OBJECTIVE:
Exactly how many lines have the word "this"? Answer with the bare number.

THE INPUT:
-*-

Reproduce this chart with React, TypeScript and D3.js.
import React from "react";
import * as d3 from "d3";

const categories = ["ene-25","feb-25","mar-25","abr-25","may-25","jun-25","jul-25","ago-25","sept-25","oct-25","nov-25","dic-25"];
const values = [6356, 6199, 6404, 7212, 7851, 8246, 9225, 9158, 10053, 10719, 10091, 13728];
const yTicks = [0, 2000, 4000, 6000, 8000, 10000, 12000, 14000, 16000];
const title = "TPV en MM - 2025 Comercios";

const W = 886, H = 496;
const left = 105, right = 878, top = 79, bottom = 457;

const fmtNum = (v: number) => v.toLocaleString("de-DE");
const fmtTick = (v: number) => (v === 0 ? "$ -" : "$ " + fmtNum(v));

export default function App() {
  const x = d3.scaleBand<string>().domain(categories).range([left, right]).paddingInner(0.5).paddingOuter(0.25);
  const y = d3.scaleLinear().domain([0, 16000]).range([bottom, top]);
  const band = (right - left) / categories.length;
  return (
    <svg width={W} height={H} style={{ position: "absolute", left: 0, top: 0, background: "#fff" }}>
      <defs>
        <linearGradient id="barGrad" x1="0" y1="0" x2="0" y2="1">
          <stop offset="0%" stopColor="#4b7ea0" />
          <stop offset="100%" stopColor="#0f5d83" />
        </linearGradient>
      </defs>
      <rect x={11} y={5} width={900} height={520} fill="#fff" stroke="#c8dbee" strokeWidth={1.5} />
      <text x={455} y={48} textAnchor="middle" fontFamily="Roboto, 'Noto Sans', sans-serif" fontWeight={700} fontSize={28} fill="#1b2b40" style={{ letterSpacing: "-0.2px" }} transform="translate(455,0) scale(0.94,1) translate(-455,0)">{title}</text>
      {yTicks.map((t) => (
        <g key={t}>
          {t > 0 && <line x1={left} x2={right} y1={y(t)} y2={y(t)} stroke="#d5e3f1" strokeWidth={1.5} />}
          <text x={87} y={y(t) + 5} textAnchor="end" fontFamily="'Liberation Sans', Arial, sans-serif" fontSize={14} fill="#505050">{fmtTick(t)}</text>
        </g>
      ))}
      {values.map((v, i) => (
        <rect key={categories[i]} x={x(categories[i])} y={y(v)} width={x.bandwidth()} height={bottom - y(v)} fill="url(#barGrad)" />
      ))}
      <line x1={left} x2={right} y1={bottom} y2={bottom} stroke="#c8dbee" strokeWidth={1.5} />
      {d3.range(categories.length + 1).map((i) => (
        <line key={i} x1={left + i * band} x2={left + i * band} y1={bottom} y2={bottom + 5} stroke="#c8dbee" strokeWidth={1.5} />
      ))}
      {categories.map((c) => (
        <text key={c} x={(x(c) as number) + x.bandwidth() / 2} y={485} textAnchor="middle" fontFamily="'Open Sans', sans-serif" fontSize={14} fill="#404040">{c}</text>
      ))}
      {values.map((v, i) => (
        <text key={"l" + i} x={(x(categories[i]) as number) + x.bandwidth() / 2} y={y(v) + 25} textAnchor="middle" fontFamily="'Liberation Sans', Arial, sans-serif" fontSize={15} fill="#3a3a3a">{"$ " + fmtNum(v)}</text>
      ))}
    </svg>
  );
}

-*-

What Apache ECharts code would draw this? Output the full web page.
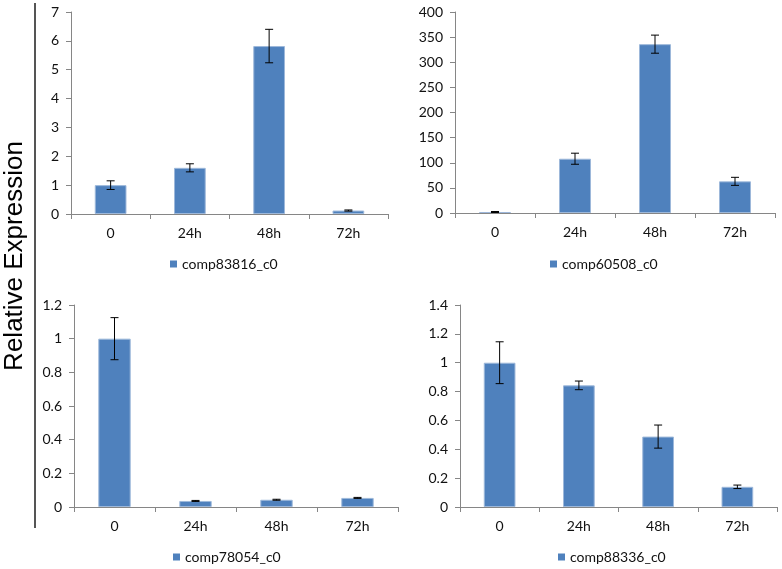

-*-

PROBLEM SOLUTION:
2